The exact nature and terms of the external financing and strategic alternatives was not disclosed, but last year the company entered into a financing arrangement with Alpha Capital Anstalt which provided $3.6 million in exchange for 4,000 shares of covertible preferred stock. Preferred stock entitles an owner to a higher level of access to a company’s assets, and in the case of insolvency, preferred stock holders are paid before holders of common stock. At the time of the financing arrangement, University of Montana professor of finance Keith Jacobs labeled the move “risky.”

Dobbs said the convertible preferred equity financing is commonly used in a number of industries and dismissed the risk.

“A great deal was made, by an anti-mining nut from north Idaho over the ratchet provision, but it’s nothing more than a provision that allows the investor to convert his shares at a price lower than the stipulated conversion price should the company do another financing at a price below that conversion price.”

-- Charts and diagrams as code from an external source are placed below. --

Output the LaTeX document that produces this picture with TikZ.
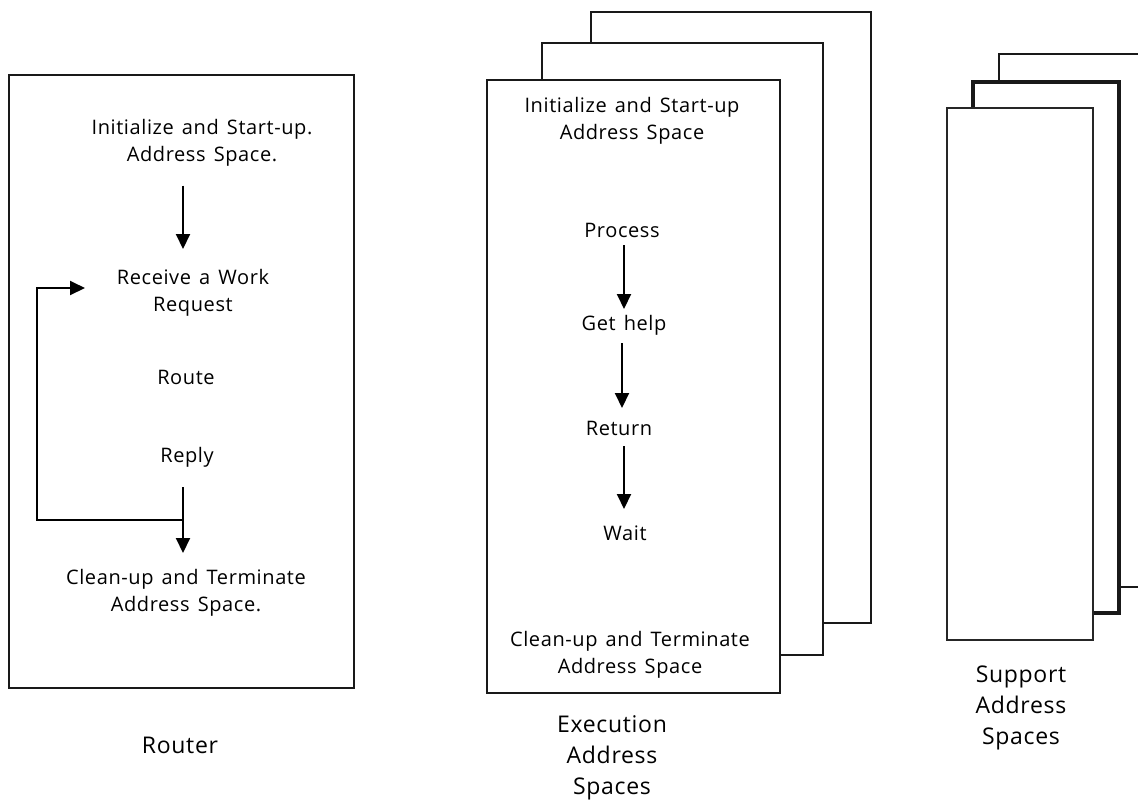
\documentclass[tikz,border=0pt]{standalone}
\usepackage{fontspec}
\setmainfont[LetterSpace=3,WordSpace=1.4]{Open Sans}
\usetikzlibrary{arrows.meta}
\begin{document}
\begin{tikzpicture}[x=1pt,y=-1pt,
  box/.style={draw=black!90,line width=2.4pt,fill=white},
  txt/.style={align=center,inner sep=0pt,font=\fontsize{20}{27}\selectfont},
  lbl/.style={align=center,inner sep=0pt,font=\fontsize{23}{31}\selectfont},
  arr/.style={line width=2pt,-{Triangle[length=15pt,width=14pt]}}]
\useasboundingbox (0,0) rectangle (1138,807);

% ---- Router ----
\draw[box] (9,75) rectangle (354,688);
\node[txt] (rinit)  at (202,143) {Initialize and Start-up.\\Address Space.};
\node[txt] (rrecv)  at (193,293) {Receive a Work\\Request};
\node[txt] (rroute) at (186,377) {Route};
\node[txt] (rreply) at (187,457) {Reply};
\node[txt] (rclean) at (186,593) {Clean-up and Terminate\\Address Space.};
\node[lbl] (router) at (180,745) {Router};
\coordinate (rx) at (183,0);
\coordinate (rj) at (183,520);
\coordinate (rl) at (37,520);
\coordinate (rt) at (85,288);
\draw[arr] (rinit.south -| rx) ++(0,19) -- (183,249);
\draw[arr] (rreply.south -| rx) ++(0,20) -- (183,553);
\draw[arr] (rj) -- (rl) |- (rt);

% ---- Execution address spaces ----
\draw[box] (591,12) rectangle (871,623);
\draw[box] (542,43) rectangle (823,655);
\draw[box] (487,80) rectangle (780,693);
\node[txt] (einit)  at (632,121) {Initialize and Start-up\\Address Space};
\node[txt] (proc)   at (622,230) {Process};
\node[txt] (help)   at (624,325) {Get help};
\node[txt] (ret)    at (619,428) {Return};
\node[txt] (wait)   at (625,533) {Wait};
\node[txt] (eclean) at (630,655) {Clean-up and Terminate\\Address Space};
\node[lbl] (exec)   at (612,758) {Execution\\Address\\Spaces};
\draw[arr] (624,245) -- (624,309);
\draw[arr] (622,343) -- (622,408);
\draw[arr] (624,446) -- (624,509);

% ---- Support address spaces ----
\begin{scope}
  \clip (0,0) rectangle (1138,807);
  \draw[draw=black!90,line width=2pt,fill=white] (999,54) rectangle (1160,587);
\end{scope}
\draw[draw=black!90,line width=4.5pt,fill=white] (973,82) rectangle (1119,613);
\draw[draw=black!85,line width=2pt,fill=white] (947,108) rectangle (1093,640);
\node[lbl] (support) at (1021,708) {Support\\Address\\Spaces};
\end{tikzpicture}
\end{document}
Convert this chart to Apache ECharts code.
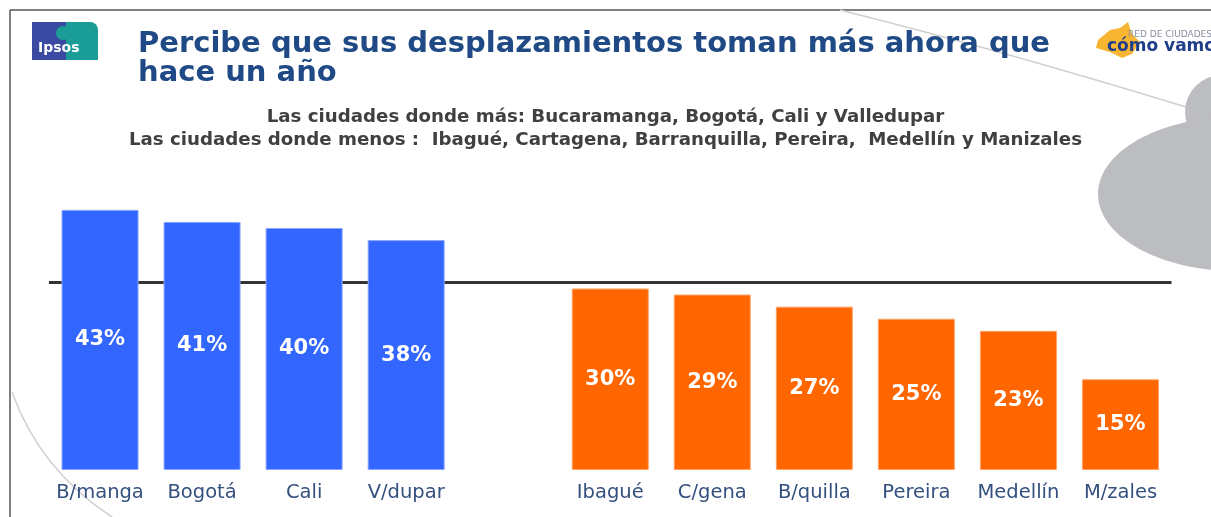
<!DOCTYPE html>
<html>
<head>
<meta charset="utf-8">
<title>Percibe que sus desplazamientos toman más ahora</title>
<script src="https://cdn.jsdelivr.net/npm/echarts@6/dist/echarts.min.js"></script>
<style>
  html, body { margin: 0; padding: 0; background: #fff; }
  #chart { width: 1211px; height: 517px; }
</style>
</head>
<body>
<div id="chart"></div>
<script>
  // ciudades (la vacía separa los dos grupos)
  var ciudades = ['B/manga', 'Bogotá', 'Cali', 'V/dupar', '', 'Ibagué', 'C/gena', 'B/quilla', 'Pereira', 'Medellín', 'M/zales']
  // donde más
  var valoresMas = [43, 41, 40, 38, '-', '-', '-', '-', '-', '-', '-']
  // donde menos
  var valoresMenos = ['-', '-', '-', '-', '-', 30, 29, 27, 25, 23, 15]
  // línea de referencia
  var lineaRef = 31

  var titulo = 'Percibe que sus desplazamientos toman más ahora que\nhace un año'
  var subtitulo = 'Las ciudades donde más: Bucaramanga, Bogotá, Cali y Valledupar\n' +
    'Las ciudades donde menos :  Ibagué, Cartagena, Barranquilla, Pereira,  Medellín y Manizales'

  var chart = echarts.init(document.getElementById('chart'))

  var etiqueta = {
    show: true,
    position: 'inside',
    formatter: '{c}%',
    color: '#fff',
    fontFamily: 'DejaVu Sans',
    fontWeight: 'bold',
    fontSize: 21
  }

  chart.setOption({
    animation: false,
    title: [
      {
        text: titulo,
        left: 133,
        top: 25,
        textStyle: {
          color: '#1f4a85',
          fontFamily: 'DejaVu Sans',
          fontWeight: 'bold',
          fontSize: 29,
          lineHeight: 29
        }
      },
      {
        text: subtitulo,
        left: 'center',
        top: 101,
        textStyle: {
          color: '#404040',
          fontFamily: 'DejaVu Sans',
          fontWeight: 'bold',
          fontSize: 18.2,
          lineHeight: 23
        }
      }
    ],
    grid: {
      left: 49,
      right: 39.5,
      top: 167.5,
      bottom: 47
    },
    xAxis: [
      {
        type: 'category',
        data: ciudades,
        axisLine: { show: false },
        axisTick: { show: false },
        axisLabel: {
          color: '#34507f',
          fontFamily: 'DejaVu Sans',
          fontSize: 19.5,
          margin: 13,
          interval: 0
        }
      },
      {
        // eje auxiliar para que la línea cruce todo el ancho
        type: 'value',
        min: 0,
        max: 1,
        show: false
      }
    ],
    yAxis: {
      type: 'value',
      min: 0,
      max: 50,
      show: false
    },
    series: [
      {
        name: 'ref',
        type: 'line',
        xAxisIndex: 1,
        z: 1,
        symbol: 'none',
        silent: true,
        lineStyle: { color: '#333', width: 3 },
        data: [[0, lineaRef], [1, lineaRef]]
      },
      {
        name: 'Más',
        type: 'bar',
        zlevel: 1,
        z: 10,
        barWidth: 77,
        barGap: '-100%',
        data: valoresMas,
        itemStyle: { color: '#3366ff', borderColor: '#8aa6ff', borderWidth: 1 },
        label: etiqueta
      },
      {
        name: 'Menos',
        type: 'bar',
        zlevel: 1,
        z: 10,
        barWidth: 77,
        data: valoresMenos,
        itemStyle: { color: '#ff6600', borderColor: '#ffa366', borderWidth: 1 },
        label: etiqueta
      }
    ],
    graphic: [
      // marco
      { type: 'line', z: -1, shape: { x1: 10, y1: 10, x2: 1211, y2: 10 }, style: { stroke: '#555', lineWidth: 1.5 } },
      { type: 'line', z: -1, shape: { x1: 10, y1: 10, x2: 10, y2: 517 }, style: { stroke: '#555', lineWidth: 1.5 } },
      // curvas finas
      { type: 'bezierCurve', z: -1, shape: { x1: 840, y1: 10, cpx1: 1000, cpy1: 50, x2: 1186, y2: 107 }, style: { stroke: '#cfcfcf', lineWidth: 1.5, fill: null } },
      { type: 'bezierCurve', z: -1, shape: { x1: 12, y1: 392, cpx1: 40, cpy1: 470, x2: 112, y2: 517 }, style: { stroke: '#cfcfcf', lineWidth: 1.5, fill: null } },
      // nube gris
      { type: 'circle', z: -1, shape: { cx: 1222, cy: 112, r: 37 }, style: { fill: '#bcbdc0' } },
      { type: 'ellipse', z: -1, shape: { cx: 1236, cy: 194, rx: 138, ry: 77 }, style: { fill: '#bcbdc0' } },
      // logo Ipsos
      { type: 'rect', z: 5, shape: { x: 32, y: 22, width: 34, height: 38 }, style: { fill: '#3a4aa3' } },
      { type: 'rect', z: 5, shape: { x: 66, y: 22, width: 32, height: 38, r: [0, 8, 0, 0] }, style: { fill: '#1a9d96' } },
      { type: 'circle', z: 6, shape: { cx: 63, cy: 33, r: 7 }, style: { fill: '#1a9d96' } },
      { type: 'text', z: 6, left: 38, top: 41, style: { text: 'Ipsos', fill: '#fff', font: 'bold 14px "DejaVu Sans"' } },
      // logo Cómo Vamos
      { type: 'polygon', z: 5, shape: { points: [[1098, 40], [1110, 30], [1120, 28], [1128, 22], [1132, 34], [1140, 42], [1132, 54], [1122, 58], [1110, 52], [1096, 48]] }, style: { fill: '#f7b531' } },
      { type: 'text', z: 6, left: 1128, top: 30, style: { text: 'RED DE CIUDADES', fill: '#8a8fa0', font: '9px "DejaVu Sans"' } },
      { type: 'text', z: 6, left: 1107, top: 38, style: { text: 'cómo vamos', fill: '#1f3f8a', font: 'bold 17px "DejaVu Sans"' } }
    ]
  })
</script>
</body>
</html>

Mines Management stock closed at $.31 on the New York Stock Exchange Thursday, Oct. 15, down $.43 from the 52-week high of $.74 per share. The company is currently operating under a compliance plan with the New York Stock Exchange because the company is below certain market listing standards.

“Mines Management Inc. announced today that on Sept. 21, 2015, it received notice from the NYSE MKT LLC stating that the exchange had accepted the company’s compliance plan and granted the company an extension until Sept. 30, 2015, to regain compliance with Section 1003(a)(iv) or to make progress consistent with the plan, and until Dec. 31, 2016, to regain compliance with Section 1003(a)(i), Section 1003(a)(ii) and Section 1003(a)(iii). The company will be subject to periodic review by exchange staff during the compliance plan period. Failure to make progress consistent with the plan or to regain compliance with the continued listing standards by the end of the extension period could result in the company being delisted from the NYSE MKT,” Douglas Dobbs wrote in a Sept. 23 press release.